Von den vielen Bildern des Krieges in der Ukraine hat mich deswegen eines ganz besonders berührt: Familien bringen sich vor der zerstörerischen Gewalt in Sicherheit. Aber an der Grenze müssen sich die Männer von ihren Lieben verabschieden. Sie müssen bleiben, weil sie ihr Land verteidigen sollen.

Es berührt mich deswegen, weil es mich an meine Erfahrungen mit den Abschieden und der Angst erinnert. Wieviel schwerer muss es heute für die ukrainischen Familien sein? Sie müssen die Angst um ihre Männer aushalten, und außerdem haben sie noch ihre Heimat verloren.

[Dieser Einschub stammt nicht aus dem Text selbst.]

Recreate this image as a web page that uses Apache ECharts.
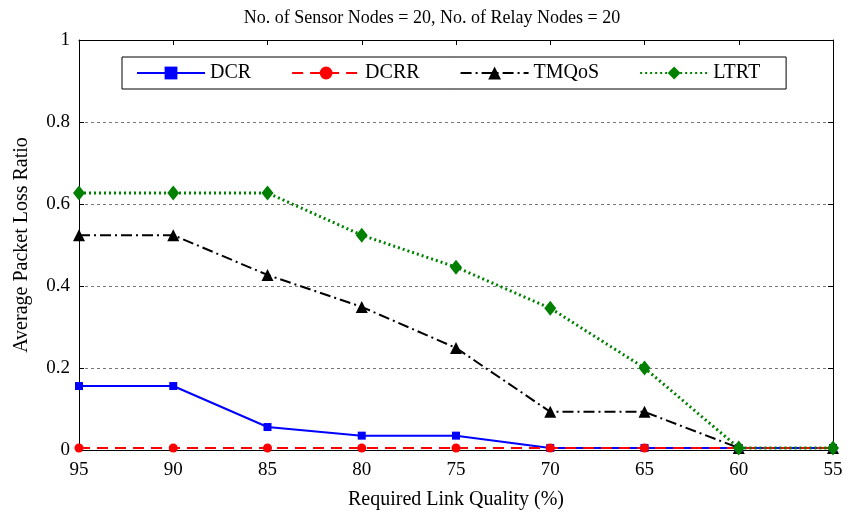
<!DOCTYPE html>
<html>
<head>
<meta charset="utf-8">
<script src="https://cdn.jsdelivr.net/npm/echarts@6/dist/echarts.min.js"></script>
<style>
  html, body { margin: 0; padding: 0; background: #fff; }
  #chart { width: 852px; height: 516px; }
</style>
</head>
<body>
<div id="chart"></div>
<script>
var linkQuality = ['95', '90', '85', '80', '75', '70', '65', '60', '55'];
var dcr   = [0.156, 0.156, 0.056, 0.035, 0.035, 0.005, 0.005, 0.005, 0.005];
var dcrr  = [0.005, 0.005, 0.005, 0.005, 0.005, 0.005, 0.005, 0.005, 0.005];
var tmqos = [0.524, 0.524, 0.427, 0.349, 0.249, 0.093, 0.093, 0.005, 0.005];
var ltrt  = [0.627, 0.627, 0.627, 0.524, 0.446, 0.346, 0.2, 0.005, 0.005];

var font = 'Liberation Serif';
var chart = echarts.init(document.getElementById('chart'));

// axis used only to draw the box and inward ticks
function frameAxis(pos) {
  return {
    position: pos,
    axisLine: { show: true, onZero: false, lineStyle: { color: '#000', width: 1 } },
    axisTick: { show: true, inside: true, length: 5, lineStyle: { color: '#000' } },
    axisLabel: { show: false },
    splitLine: { show: false }
  };
}

chart.setOption({
  animation: false,
  backgroundColor: '#fff',
  title: {
    text: 'No. of Sensor Nodes = 20, No. of Relay Nodes = 20',
    left: 427, top: 4, textAlign: 'center',
    textStyle: { fontFamily: font, fontSize: 18, fontWeight: 'normal', color: '#000' }
  },
  grid: { left: 79, right: 19, top: 40, bottom: 66, outerBoundsMode: 'none', containLabel: false },
  legend: {
    left: 122, top: 57,
    padding: [5, 26, 5, 14],
    borderColor: '#000', borderWidth: 1,
    itemWidth: 68, itemHeight: 16, itemGap: 40,
    textStyle: { fontFamily: font, fontSize: 20, color: '#000', lineHeight: 22 },
    data: ['DCR', 'DCRR', 'TMQoS', 'LTRT']
  },
  xAxis: [
    Object.assign(frameAxis('bottom'), {
      type: 'category', boundaryGap: false, data: linkQuality,
      name: 'Required Link Quality (%)', nameLocation: 'middle', nameGap: 40,
      nameTextStyle: { fontFamily: font, fontSize: 20, color: '#000' },
      axisLabel: { show: true, fontFamily: font, fontSize: 19, color: '#000', margin: 11 }
    }),
    Object.assign(frameAxis('top'), {
      type: 'category', boundaryGap: false, data: linkQuality
    })
  ],
  yAxis: [
    Object.assign(frameAxis('left'), {
      type: 'value', min: 0, max: 1, interval: 0.2,
      name: 'Average Packet Loss Ratio', nameLocation: 'middle', nameGap: 47,
      nameTextStyle: { fontFamily: font, fontSize: 20, color: '#000' },
      axisLabel: { show: true, fontFamily: font, fontSize: 19, color: '#000', margin: 9,
        formatter: function (v) { return String(Math.round(v * 10) / 10); } },
      splitLine: { show: true, showMaxLine: false, lineStyle: { color: '#777', type: [3, 3], width: 1 } }
    }),
    Object.assign(frameAxis('right'), {
      type: 'value', min: 0, max: 1, interval: 0.2
    })
  ],
  series: [
    {
      name: 'DCR', type: 'line', data: dcr,
      symbol: 'rect', symbolSize: 8,
      itemStyle: { color: '#0000ff' },
      lineStyle: { color: '#0000ff', width: 2 }, z: 3
    },
    {
      name: 'DCRR', type: 'line', data: dcrr,
      symbol: 'circle', symbolSize: 9,
      itemStyle: { color: '#ff0000' },
      lineStyle: { color: '#ff0000', width: 2, type: [11, 7] }, z: 4
    },
    {
      name: 'TMQoS', type: 'line', data: tmqos,
      symbol: 'triangle', symbolSize: 12,
      itemStyle: { color: '#000' },
      lineStyle: { color: '#000', width: 2, type: [11, 4, 2, 4] }, z: 2
    },
    {
      name: 'LTRT', type: 'line', data: ltrt,
      symbol: 'diamond', symbolSize: [12, 15],
      itemStyle: { color: '#008000' },
      lineStyle: { color: '#008000', width: 3, type: [2, 3] }, z: 5
    }
  ]
});
</script>
</body>
</html>
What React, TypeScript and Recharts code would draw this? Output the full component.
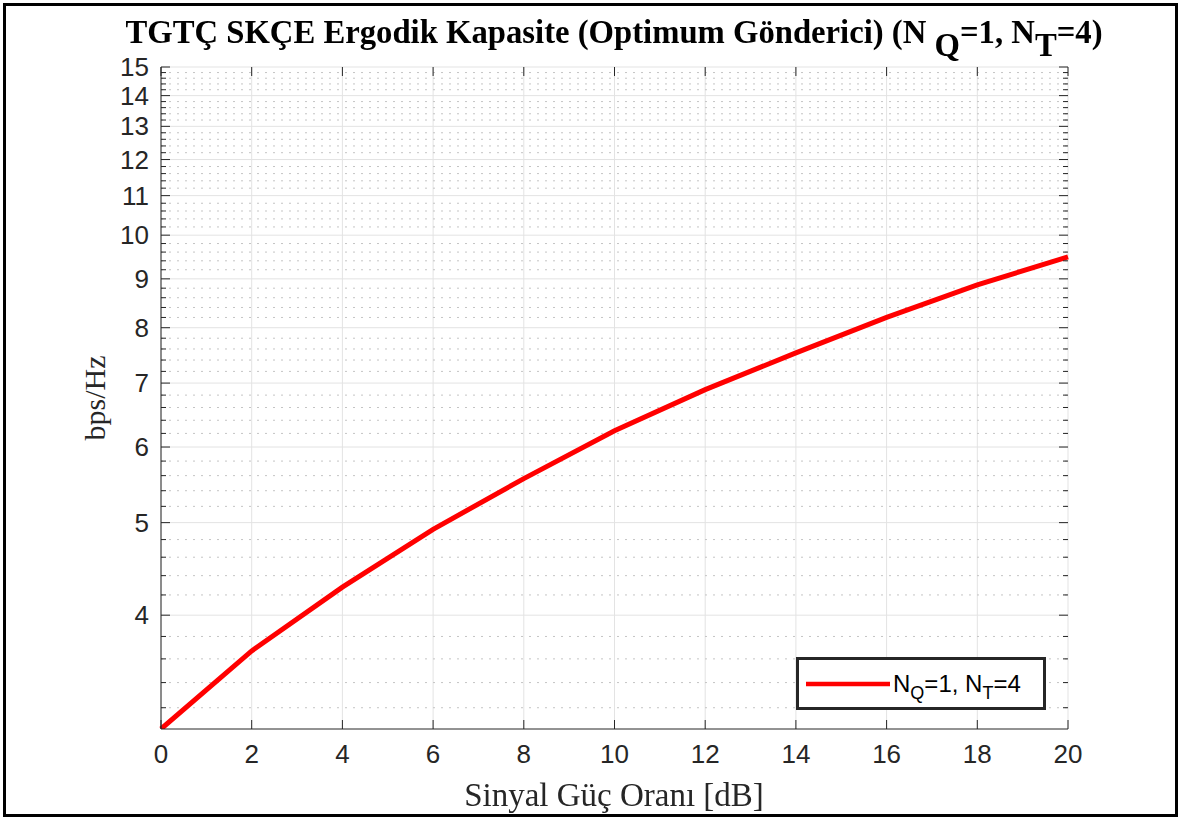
import { LineChart, Line, XAxis, YAxis, CartesianGrid, ReferenceLine } from 'recharts'

// SNR (dB) ve ergodik kapasite (bps/Hz)
const snrDb = [0, 2, 4, 6, 8, 10, 12, 14, 16, 18, 20]
const kapasite = [3.04, 3.67, 4.28, 4.92, 5.56, 6.24, 6.89, 7.53, 8.2, 8.87, 9.49]

const xTicks = [0, 2, 4, 6, 8, 10, 12, 14, 16, 18, 20]
const yMajor = [4, 5, 6, 7, 8, 9, 10, 11, 12, 13, 14, 15]
// log eksenin ara çizgileri: 3..15 arası her 0.2
const yMinor: number[] = []
for (let i = 3; i < 15; i++) for (let k = 1; k <= 4; k++) yMinor.push(+(i + k * 0.2).toFixed(1))

const veri = snrDb.map((x, i) => ({ x, c: kapasite[i] }))

const W = 1180
const H = 819
const PL = 161
const PR = 1068
const PT = 67
const PB = 729
const AX = '#262626'
const TICK_FONT = '"Liberation Sans", Arial, sans-serif'
const SERIF = '"Liberation Serif", "Times New Roman", serif'

function YTick({ y, payload }: any) {
  const v = payload.value
  const major = Number.isInteger(v)
  const len = major ? 9 : 5
  return (
    <g>
      <line x1={PL} x2={PL + len} y1={y} y2={y} stroke={AX} />
      <line x1={PR - len} x2={PR} y1={y} y2={y} stroke={AX} />
      {major && v >= 4 && (
        <text x={PL - 12} y={y} textAnchor="end" dominantBaseline="central" fontSize={26} fill={AX} fontFamily={TICK_FONT}>
          {v}
        </text>
      )}
    </g>
  )
}

function XTick({ x, payload }: any) {
  return (
    <g>
      <line x1={x} x2={x} y1={PB} y2={PB - 9} stroke={AX} />
      <line x1={x} x2={x} y1={PT} y2={PT + 9} stroke={AX} />
      <text x={x} y={PB + 25} textAnchor="middle" dominantBaseline="central" fontSize={26} fill={AX} fontFamily={TICK_FONT}>
        {payload.value}
      </text>
    </g>
  )
}

function Lejant() {
  return (
    <div
      style={{
        position: 'absolute',
        left: 796,
        top: 657,
        width: 250,
        height: 53,
        boxSizing: 'border-box',
        border: `3px solid ${AX}`,
        background: '#fff',
        display: 'flex',
        alignItems: 'center',
        fontFamily: TICK_FONT,
        fontSize: 24,
        color: '#000',
      }}
    >
      <svg width={92} height={10} style={{ marginLeft: 7 }}>
        <line x1={0} x2={84} y1={5} y2={5} stroke="#ff0000" strokeWidth={4.5} />
      </svg>
      <span style={{ marginLeft: -5, whiteSpace: 'nowrap' }}>
        N<span style={{ fontSize: 18, position: 'relative', top: 7 }}>Q</span>=1, N
        <span style={{ fontSize: 18, position: 'relative', top: 7 }}>T</span>=4
      </span>
    </div>
  )
}

export default function App() {
  return (
    <div style={{ position: 'fixed', left: 0, top: 0, width: W, height: H, background: '#fff' }}>
      <LineChart width={W} height={H} data={veri} margin={{ top: PT, right: W - PR, bottom: 60, left: PL - 60 }}>
        <CartesianGrid horizontal={false} vertical stroke="#e3e3e3" />
        {yMinor.filter((v) => !Number.isInteger(v)).map((v) => (
          <ReferenceLine key={'m' + v} y={v} stroke="#c4c4c4" strokeDasharray="2 6" />
        ))}
        {yMajor.map((v) => (
          <ReferenceLine key={'M' + v} y={v} stroke="#e3e3e3" />
        ))}
        <XAxis
          dataKey="x"
          type="number"
          domain={[0, 20]}
          ticks={xTicks}
          interval={0}
          height={30}
          stroke={AX}
          tickLine={false}
          tick={<XTick />}
        />
        <XAxis xAxisId="top" orientation="top" type="number" domain={[0, 20]} height={0} tick={false} tickLine={false} stroke={AX} />
        <YAxis
          type="number"
          scale="log"
          domain={[3.04, 15]}
          allowDataOverflow
          ticks={[...yMinor, ...yMajor].sort((a, b) => a - b)}
          interval={0}
          width={60}
          stroke={AX}
          tickLine={false}
          tick={<YTick />}
        />
        <YAxis yAxisId="right" orientation="right" type="number" domain={[0, 1]} width={0} tick={false} tickLine={false} stroke={AX} />
        <Line
          dataKey="c"
          name="N_Q=1, N_T=4"
          type="linear"
          stroke="#ff0000"
          strokeWidth={5}
          dot={false}
          isAnimationActive={false}
        />
      </LineChart>

      <Lejant />

      <div
        style={{
          position: 'absolute',
          left: 0,
          width: 1228,
          top: 14,
          textAlign: 'center',
          fontFamily: SERIF,
          fontWeight: 'bold',
          fontSize: 32.7,
          color: '#000',
          whiteSpace: 'nowrap',
        }}
      >
        TGTÇ SKÇE Ergodik Kapasite (Optimum Gönderici) (N{' '}
        <span style={{ position: 'relative', top: 13 }}>Q</span>=1, N
        <span style={{ position: 'relative', top: 13 }}>T</span>=4)
      </div>

      <div
        style={{
          position: 'absolute',
          left: 95 - 100,
          top: 398 - 18,
          width: 200,
          height: 36,
          lineHeight: '36px',
          textAlign: 'center',
          transform: 'rotate(-90deg)',
          fontFamily: SERIF,
          fontSize: 30,
          color: AX,
        }}
      >
        bps/Hz
      </div>

      <div
        style={{
          position: 'absolute',
          left: 0,
          width: 1228,
          top: 777,
          textAlign: 'center',
          fontFamily: SERIF,
          fontSize: 33,
          color: AX,
        }}
      >
        Sinyal Güç Oranı [dB]
      </div>

      <div
        style={{
          position: 'absolute',
          left: 3,
          top: 3,
          width: 1175,
          height: 814,
          boxSizing: 'border-box',
          border: '3px solid #000',
          pointerEvents: 'none',
        }}
      />
    </div>
  )
}
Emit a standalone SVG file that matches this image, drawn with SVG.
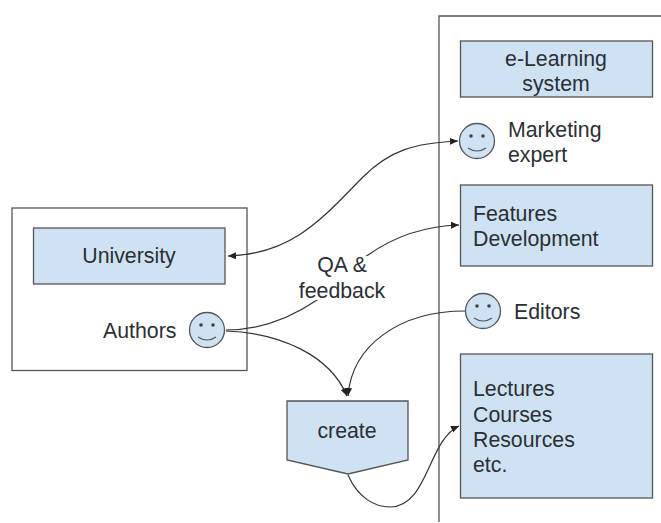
<svg xmlns="http://www.w3.org/2000/svg" width="661" height="523" viewBox="0 0 661 523">
<style>
.frame{fill:#fff;stroke:#555;stroke-width:1.3}
.box{fill:#cfe2f3;stroke:#555;stroke-width:1.3}
.c{fill:none;stroke:#333;stroke-width:1.2}
.eye{fill:#444}
.smile{fill:none;stroke:#555;stroke-width:1.2}
text{font-family:"Liberation Sans",Arial,sans-serif;font-size:21.3px;fill:#2a2f36}
.m{text-anchor:middle}
</style>
<defs>
<marker id="a" markerUnits="userSpaceOnUse" markerWidth="10" markerHeight="8" refX="8" refY="4" orient="auto-start-reverse"><path d="M0 0.500L8 4L0 7.500Z" fill="#222"/></marker>
<g id="smiley">
<circle r="17.500" fill="#cfe2f3" stroke="#555" stroke-width="1.300"/>
<circle cx="-6" cy="-5" r="1.800" class="eye"/><circle cx="6" cy="-5" r="1.800" class="eye"/>
<path d="M-9 7Q0 13 9 7" class="smile"/>
</g>
</defs>
<rect width="661" height="523" fill="#fff"/>
<g id="university-frame"><rect class="frame" x="12" y="208" width="235" height="162.500"/></g>
<g id="elearning-frame"><path d="M439 522V16H661" fill="none" stroke="#555" stroke-width="1.300"/></g>
<g id="connectors">
<path class="c" marker-start="url(#a)" marker-end="url(#a)" d="M228 256C295 254 325 215 363 177C390 150 415 143 458 141"/>
<path class="c" marker-end="url(#a)" d="M226 330C265 330 295 315 317 300C340 282 350 266 368 255C395 236 425 226 459 225"/>
<path class="c" marker-end="url(#a)" d="M226 331C280 333 330 355 347 396"/>
<path class="c" marker-end="url(#a)" d="M465 311C400 311 352 345 348 396"/>
<path class="c" marker-end="url(#a)" d="M348 475C358 498 375 507 390 507C428 507 428 440 459 426"/>
</g>
<g id="qa-label"><rect x="284" y="256" width="119" height="44" fill="#fff"/><text class="m" x="342" y="272">QA &amp;</text><text class="m" x="342" y="298">feedback</text></g>
<g id="university"><rect class="box" x="33.500" y="228" width="191.500" height="56"/><text class="m" x="129" y="263">University</text></g>
<g id="authors"><use href="#smiley" x="207" y="330"/><text x="103" y="338">Authors</text></g>
<g id="create"><path class="box" d="M287 401H408V460L348 474L287 460Z"/><text class="m" x="347" y="438">create</text></g>
<g id="elearning"><rect class="box" x="460.500" y="41" width="192" height="56"/><text class="m" x="556" y="66">e-Learning</text><text class="m" x="556" y="91">system</text></g>
<g id="marketing"><use href="#smiley" x="477" y="141"/><text x="508" y="137">Marketing</text><text x="508" y="162">expert</text></g>
<g id="features"><rect class="box" x="460.500" y="185" width="192" height="81"/><text x="473" y="221">Features</text><text x="473" y="246">Development</text></g>
<g id="editors"><use href="#smiley" x="483" y="311"/><text x="514" y="319">Editors</text></g>
<g id="lectures"><rect class="box" x="460.500" y="354" width="192" height="144"/><text x="473" y="396">Lectures</text><text x="473" y="422">Courses</text><text x="473" y="447">Resources</text><text x="473" y="472">etc.</text></g>
</svg>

Als ich die Soldaten-Familien begleitet habe, habe ich auch gelernt, was helfen kann gegen die Angst: Sich mit anderen zu treffen, die gleiches durchmachen oder schon hinter sich haben. Menschen zu finden, die sich wirklich Zeit nehmen, die zuhören, die die Angst oder die Verzweiflung aushalten, und die auch keine Angst vor Tränen haben. Menschen, die einen Tisch decken, um zusammen zu essen und zu trinken. Und ja: Auch gemeinsam feiern. Bei der Bundeswehr habe ich erlebt: Dort wo dieser Zusammenhalt entsteht, wird der Weg leichter.

Ich glaube, dass wir den Familien, die bei uns Schutz suchen, nicht nur Dach, Bett, Essen und Trinken, Schule, Arzt und Arbeit bieten können. Was sie auch brauchen ist unsere Zeit, ein offenes Ohr und Herz für die Angst und die wunde Sehnsucht.